Even more severe, perhaps, than the Five Mile Act, was the actual Conventicle Act itself. This among other things, denied any non-conforming preacher the right to minister to any more than eight persons at one time; in fact, little more than his own family and a few friends. Yet, the strictures of this Act only serve to highlight the faithfulness and diligence of the man whose heart was set on that eternal day. Not until the year 1689 was full liberty of conscience realised under William of Orange; and so, for the twenty-seven years between that event and the ejectment, Philip Henry's main charge was the household of Broad Oak. Of course, there were other engagements – invariably carried out under the risk of arrest – and many spheres of service entered into – especially during several periods of respite.
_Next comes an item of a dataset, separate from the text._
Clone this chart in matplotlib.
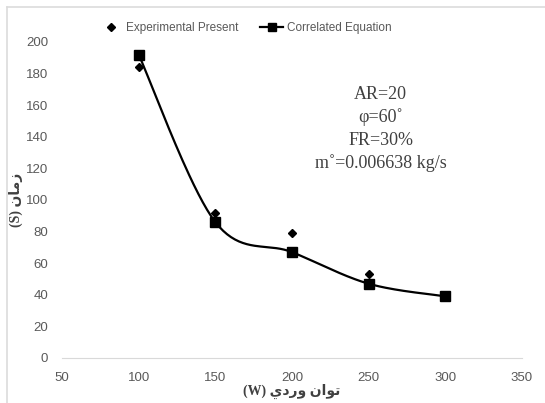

Yet, it remains true that the able minister's flock was found mostly within his own four walls. But, what ministry was forthcoming there! Over the years he followed a full and thorough exposition of the scriptures from end to end, and the doctrines of the gospel distilled all around and watered the thirsty souls of the Lord's people throughout the Land. When the final announcement of Indulgence came under William, it was a glad pastor who rigged-out and opened an outhouse at Broad Oak for the public worship of the Lord's Name. In this capacity he served the Lord for another seven years of his life, until the Lord, in His own purposes – and according to Philip Henry's great desire – removed him from the pulpit of active service to the rest of the redeemed of heaven with no lingering or waiting in between. He died at Broad Oak on the 24 of June 1669.